Could History Repeat Itself?
In 2005-2007 we saw a very similar pattern with the housing market, where the numbers looked good until they didn’t. It lived up to the theory of what goes up, must come down. Because ultimately the home values crashed in their entirety, with devastating consequences. Like a domino effect, once the housing market crashed, the global economy took a giant hit as well. The damage was so severe, it took us into the greatest economical hardship since the great depression. So with reason, many are worried the same scenario will occur again.
What Do the Experts Say?
As hard as it is to not expect the same result, there are some reasons why experts do not presume this is happening. For one, the foundations of our current housing market are built far more stable compared to the market we were in 15 years ago. Secondly, the supply of homes for sale has fallen to all-time lows, and borrowers are more creditworthy than ever. Thirdly, There were systems set in place between banks and the government specifically meant to prevent such a crash from ever happening again. However, we are breaking up the specifics for you down below.
- Inventories are at record lows: The National Association of Realtors® says there was just a 2.1-month supply of homes for sale, up marginally from February’s 2.0-month supply.
- Builders aren’t able to meet demand: The reason is, homebuilders are not able to build fast enough. Most of them slowed down after the 2007 market crash As a result, it has been almost impossible for them to buy land and win regulatory approvals to meet demand.
- Lending standards remain strict: Borrowers that didn’t need to document income were common in the last market crash. This was known as “liar loans” referring to when lenders offer mortgages to almost anyone. They used to not consider some of the things that are crucial in buying a home such as credit history or down payment size. Today, lenders impose strict standards on borrowers to avoid a potential market crash.

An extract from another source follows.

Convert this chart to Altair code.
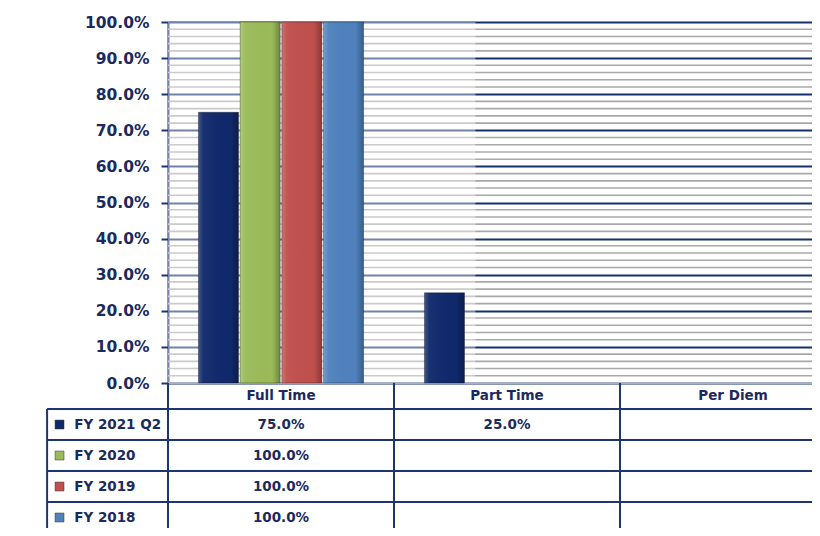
import altair as alt
import pandas as pd

# ---- data ----
categories = ["Full Time", "Part Time", "Per Diem"]
series = ["FY 2021 Q2", "FY 2020", "FY 2019", "FY 2018"]
fy2021_q2 = [0.75, 0.25, None]
fy2020 = [1.00, None, None]
fy2019 = [1.00, None, None]
fy2018 = [1.00, None, None]
series_values = [fy2021_q2, fy2020, fy2019, fy2018]
colors = ["#10296B", "#9BBB59", "#C0504D", "#4F81BD"]
y_ticks = [0.0, 0.1, 0.2, 0.3, 0.4, 0.5, 0.6, 0.7, 0.8, 0.9, 1.0]
minor_ticks = [0.02, 0.04, 0.06, 0.08, 0.12, 0.14, 0.16, 0.18, 0.22, 0.24, 0.26, 0.28,
               0.32, 0.34, 0.36, 0.38, 0.42, 0.44, 0.46, 0.48, 0.52, 0.54, 0.56, 0.58,
               0.62, 0.64, 0.66, 0.68, 0.72, 0.74, 0.76, 0.78, 0.82, 0.84, 0.86, 0.88,
               0.92, 0.94, 0.96, 0.98]

NAVY = "#1F3572"
TEXT = "#1B2A5E"
FONT = "DejaVu Sans"

rows = []
for si, (s, vals) in enumerate(zip(series, series_values)):
    for ci, (c, v) in enumerate(zip(categories, vals)):
        if v is not None:
            rows.append({"series": s, "category": c, "value": v,
                         "col": ci + 0.5, "row": si + 0.5})
bars_df = pd.DataFrame(rows)

W, H = 644, 361
COLW = 226
yscale = alt.Scale(domain=[0, 1], nice=False, zero=True)
tx = alt.Scale(domain=[0, 3], range=[0, 3 * COLW], nice=False, zero=False)
ty = alt.Scale(domain=[-0.84, 4], range=[H, H + 150], nice=False, zero=False)
bx = alt.Scale(domain=categories, range=[0, 3 * COLW], paddingInner=0, paddingOuter=0)
bxo = alt.Scale(domain=series, paddingInner=0.04, paddingOuter=0.73)
cscale = alt.Scale(domain=series, range=colors)

yaxis = alt.Axis(
    values=y_ticks, format=".1%", title=None, orient="left", grid=True,
    gridColor="#15306E", gridWidth=2, labelOverlap=False,
    domainColor=NAVY, domainWidth=2, tickColor=NAVY, tickSize=7, tickWidth=2,
    labelFont=FONT, labelFontWeight="bold", labelFontSize=15.5, labelColor=TEXT,
    labelPadding=12,
)

# ---- plot background stripes ----
stripes = alt.Chart(pd.DataFrame({"v": minor_ticks})).mark_rule(
    color="#A8A8A8", strokeWidth=1.6
).encode(y=alt.Y("v:Q", scale=yscale, axis=yaxis))

floor = alt.Chart(pd.DataFrame({"v": [0.0]})).mark_rule(
    color="#A7B1C6", strokeWidth=2
).encode(y=alt.Y("v:Q", scale=yscale, axis=yaxis))

light = alt.Chart(pd.DataFrame({"x0": [0.0], "x1": [1.36], "y0": [0.0], "y1": [1.0]})).mark_rect(
    color="white", opacity=0.4
).encode(
    x=alt.X("x0:Q", scale=tx, axis=None), x2="x1",
    y=alt.Y("y0:Q", scale=yscale, axis=yaxis), y2="y1",
)

# ---- bars ----
bar_base = alt.Chart(bars_df).encode(
    x=alt.X("category:N", scale=bx, axis=None),
    xOffset=alt.XOffset("series:N", scale=bxo),
)
bars = bar_base.mark_bar().encode(
    y=alt.Y("value:Q", scale=yscale, axis=yaxis),
    color=alt.Color("series:N", scale=cscale, legend=None),
)
gloss = bar_base.mark_bar(
    fill=alt.Gradient(
        gradient="linear", x1=0, x2=1, y1=0, y2=0,
        stops=[
            alt.GradientStop(color="rgba(255,255,255,0.22)", offset=0),
            alt.GradientStop(color="rgba(255,255,255,0.04)", offset=0.12),
            alt.GradientStop(color="rgba(0,0,0,0)", offset=0.8),
            alt.GradientStop(color="rgba(0,0,0,0.28)", offset=1),
        ],
    ),
    stroke="#000000", strokeOpacity=0.3, strokeWidth=1,
).encode(y=alt.Y("value:Q", scale=yscale, axis=yaxis))

plot = alt.layer(stripes, light, floor, bars, gloss).resolve_scale(x="independent")

# ---- data table ----
hlines = alt.Chart(pd.DataFrame({"y": [0, 1, 2, 3, 4], "x0": -0.535, "x1": 3.0})).mark_rule(
    color=NAVY, strokeWidth=2
).encode(
    y=alt.Y("y:Q", scale=ty, axis=None),
    x=alt.X("x0:Q", scale=tx, axis=None), x2="x1",
)
vlines = alt.Chart(pd.DataFrame({"x": [-0.535, 0, 1, 2], "y0": [0, -0.84, -0.84, -0.84], "y1": 4})).mark_rule(
    color=NAVY, strokeWidth=2
).encode(
    x=alt.X("x:Q", scale=tx, axis=None),
    y=alt.Y("y0:Q", scale=ty, axis=None), y2="y1",
)
headers = alt.Chart(pd.DataFrame({"name": categories, "x": [0.5, 1.5, 2.5], "y": -0.42})).mark_text(
    font=FONT, fontWeight="bold", fontSize=13.5, color=TEXT, baseline="middle", align="center"
).encode(
    x=alt.X("x:Q", scale=tx, axis=None), y=alt.Y("y:Q", scale=ty, axis=None), text="name:N"
)
cells = alt.Chart(bars_df).mark_text(
    font=FONT, fontWeight="bold", fontSize=13.5, color=TEXT, baseline="middle", align="center"
).encode(
    x=alt.X("col:Q", scale=tx, axis=None), y=alt.Y("row:Q", scale=ty, axis=None),
    text=alt.Text("value:Q", format=".1%"),
)
leg_df = pd.DataFrame({"series": series, "row": [0.5, 1.5, 2.5, 3.5]})
leg_text = alt.Chart(leg_df).transform_calculate(lx="-0.415").mark_text(
    font=FONT, fontWeight="bold", fontSize=13.5, color=TEXT, baseline="middle", align="left"
).encode(
    x=alt.X("lx:Q", scale=tx, axis=None),
    y=alt.Y("row:Q", scale=ty, axis=None), text="series:N",
)
leg_sq = alt.Chart(leg_df).transform_calculate(sx="-0.48").mark_square(
    size=80, opacity=1, stroke="#333333", strokeWidth=0.5
).encode(
    x=alt.X("sx:Q", scale=tx, axis=None),
    y=alt.Y("row:Q", scale=ty, axis=None),
    color=alt.Color("series:N", scale=cscale, legend=None),
)
table = alt.layer(hlines, vlines, headers, cells, leg_text, leg_sq)

chart = alt.layer(plot, table).resolve_scale(
    x="independent", y="independent"
).properties(
    width=W, height=H,
    autosize=alt.AutoSizeParams(type="none"),
    padding={"left": 160, "top": 14, "right": 0, "bottom": 145},
).configure_view(strokeWidth=0)

chart.save("out.html", embed_options={"renderer": "svg", "actions": False})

- Muted Foreclosure activity: Soon after the 2007 market crash, millions of foreclosures were executed. Thankfully, now most homeowners have an affluent home equity cushion. Additionally, due to the pandemic, lenders haven’t been filing foreclosure notices, bringing them lower than ever.
- Low Mortgage Rates, High Buyer Volume: Mortgage rates officially hit an all-time low in January. Although they have risen a bit since then, they are still drastically low compared to previous years. This helps build a strong demand for homes. In addition, the pandemic helped many current homeowners realize they needed to downsize, move locations or find a bigger place. Not to mention, Millennials have officially reached their prime buying years.